Adam Liptak NYT Sidebar column:

Political scientists say the conservative critique has a little merit, but not much. An analysis of voting patterns over the last decade shows Chief Justice Roberts to be well to the right of Justices Kennedy and Souter.

But a comparison of his votes with those of Justice Samuel A. Alito Jr., who was appointed by Mr. Bush in 2006, tells a slightly different story. The two started out ideologically indistinguishable. But Justice Alito has trended right, and Chief Justice Roberts left.

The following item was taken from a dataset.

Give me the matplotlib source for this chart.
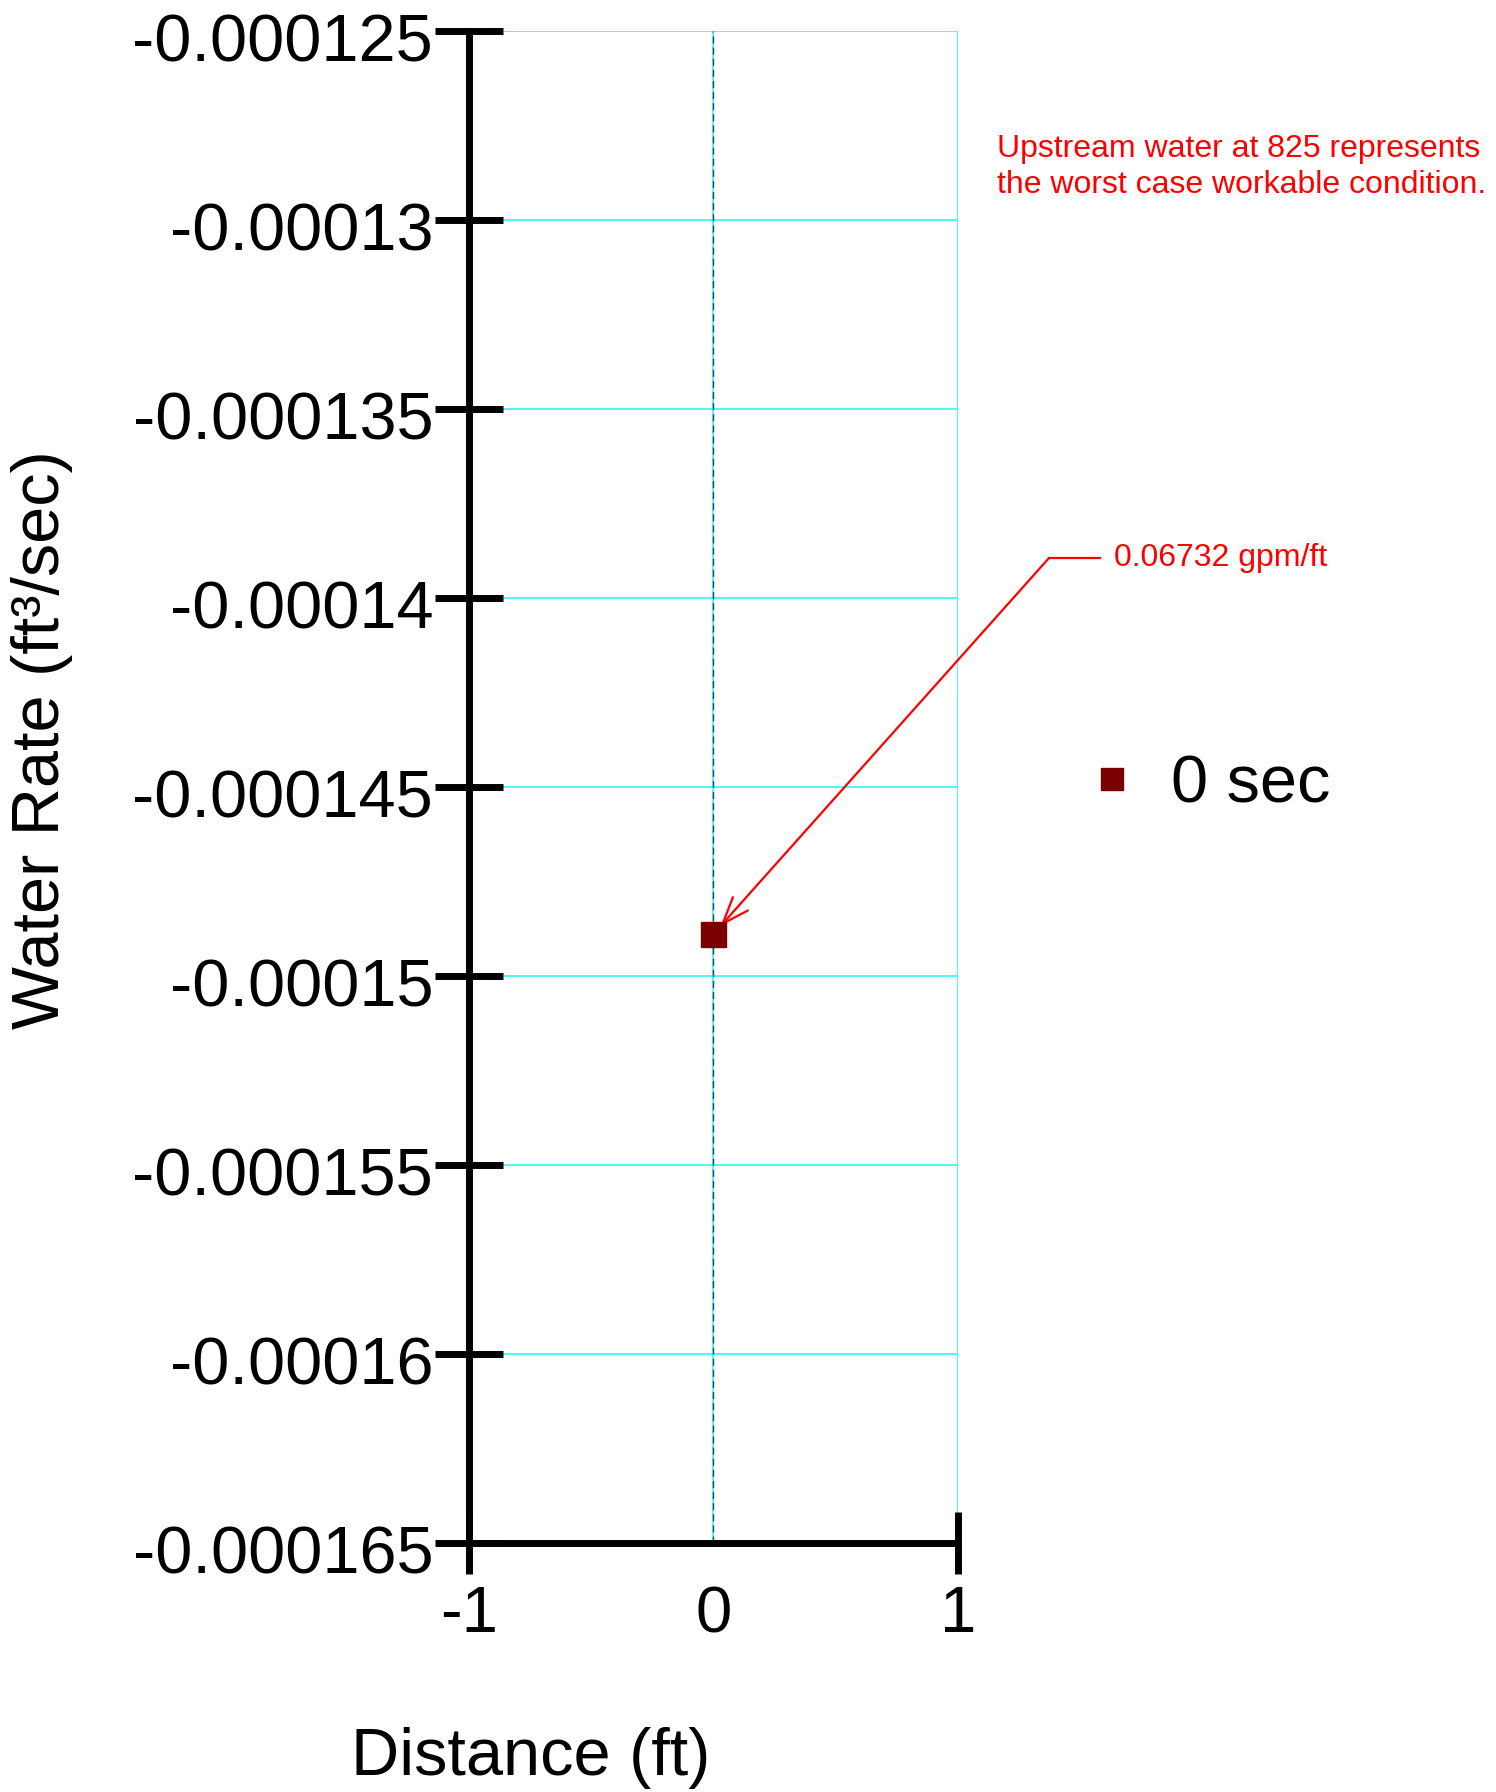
"""
Water rate vs distance, single snapshot at 0 sec.
"""

import matplotlib
matplotlib.use("Agg")
import matplotlib.pyplot as plt
import matplotlib.transforms as mtransforms
from matplotlib.lines import Line2D

plt.rcParams["font.family"] = ["Liberation Sans", "DejaVu Sans"]

# data
distance_ft = [0.0]
water_rate = [-0.0001489]
series_label = "0 sec"
callout_text = "0.06732 gpm/ft"
note_text = "Upstream water at 825 represents\nthe worst case workable condition."

x_ticks = [-1, 0, 1]
x_tick_labels = ["-1", "0", "1"]
y_ticks = [-0.000165, -0.00016, -0.000155, -0.00015, -0.000145,
           -0.00014, -0.000135, -0.00013, -0.000125]
y_tick_labels = ["-0.000165", "-0.00016", "-0.000155", "-0.00015", "-0.000145",
                 "-0.00014", "-0.000135", "-0.00013", "-0.000125"]

W, H = 1496, 1792
fig = plt.figure(figsize=(W / 100, H / 100), dpi=100)
ax = fig.add_axes([468.6 / W, 1 - 1543 / H, (957.7 - 468.6) / W, (1543 - 30.9) / H])

ax.set_xlim(-1, 1)
ax.set_ylim(y_ticks[0], y_ticks[-1])

# grid: cyan lines at each tick
for yv in y_ticks:
    ax.axhline(yv, color="#3ff8f8", lw=1.3, zorder=1)
for xv in x_ticks[1:]:
    ax.axvline(xv, color="#3ff8f8", lw=1.3, zorder=1)
ax.axvline(0, color="#1a4f4f", lw=1.0, ls=(0, (5, 3)), zorder=2)

ax.plot(distance_ft, water_rate, ls="none", marker="s", ms=18,
        color="#7a0000", label=series_label, zorder=5)

# axes styling
for side in ["top", "right"]:
    ax.spines[side].set_visible(False)
for side in ["left", "bottom"]:
    ax.spines[side].set_linewidth(5)
    ax.spines[side].set_capstyle("round")

ax.set_xticks(x_ticks)
ax.set_xticklabels(x_tick_labels)
ax.set_yticks(y_ticks)
ax.set_yticklabels(y_tick_labels)
ax.tick_params(axis="y", direction="inout", length=49, width=5, pad=1, labelsize=48)
ax.tick_params(axis="x", direction="inout", length=45, width=5, pad=8, labelsize=47)
for t in ax.xaxis.get_major_ticks():
    t.tick1line.set_solid_capstyle("round")
for t in ax.yaxis.get_major_ticks():
    t.tick1line.set_solid_capstyle("round")
ax.xaxis.get_major_ticks()[1].tick1line.set_visible(False)

# y tick labels sit a little below their ticks in the original
shift = mtransforms.ScaledTranslation(0, -7 / 100, fig.dpi_scale_trans)
for lbl in ax.get_yticklabels():
    lbl.set_transform(lbl.get_transform() + shift)

# axis labels placed in figure space
fig.text(531 / W, 1 - 1758 / H, "Distance (ft)", fontsize=48, ha="center", va="center")
fig.text(42 / W, 1 - 740 / H, "Water Rate (ft\u00b3/sec)", fontsize=48,
         ha="center", va="center", rotation=90)

# callout with leader line
elbow = (1049, H - 558)
fig.add_artist(Line2D([elbow[0] / W, 1100 / W], [elbow[1] / H, elbow[1] / H],
                      color="red", lw=1.6))
ax.annotate("", xy=(distance_ft[0], water_rate[0]), xycoords="data",
            xytext=elbow, textcoords="figure pixels",
            arrowprops=dict(arrowstyle="->,head_length=0.8,head_width=0.3",
                            color="red", lw=1.6, shrinkA=0, shrinkB=8,
                            mutation_scale=24))
fig.text(1114 / W, 1 - 558 / H, callout_text, fontsize=23, color="red",
         ha="left", va="center")

fig.text(997 / W, 1 - 167 / H, note_text, fontsize=23, color="red",
         ha="left", va="center", linespacing=1.27)

leg = ax.legend(loc="center left", bbox_to_anchor=(1079 / W, 1 - 785 / H),
                bbox_transform=fig.transFigure, frameon=False, fontsize=48,
                handlelength=1.0, handletextpad=0.38, borderpad=0,
                borderaxespad=0, markerscale=0.9)

fig.savefig("out.png", dpi=100)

A recent study in The Journal of Legal Studies and related data presented an even more nuanced picture. It ranked the justices in ideological order and was prepared by Lee Epstein, a law professor and political scientist at Washington University in St. Louis; William M. Landes, a law professor and economist at the University of Chicago; and Judge Richard A. Posner of the United States Court of Appeals for the Seventh Circuit in Chicago.

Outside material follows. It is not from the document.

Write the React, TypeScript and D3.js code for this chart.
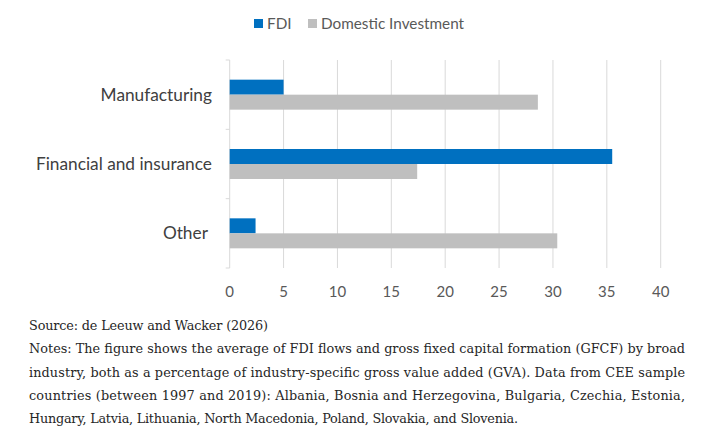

They found that Chief Justice Roberts voted in a conservative direction 58 percent of the time over the last decade, while Justices Alito, Antonin Scalia and Clarence Thomas ranged from 61 to 65 percent.

But the chief justice leaned right when it mattered most. “He is a reliable conservative in the most closely contested cases but moderate when his vote cannot change the outcome,” the study said.

In 5-to-4 cases, the study found, Chief Justice Roberts voted in a conservative direction 85 percent of the time, a higher rate than that of any other member of the court.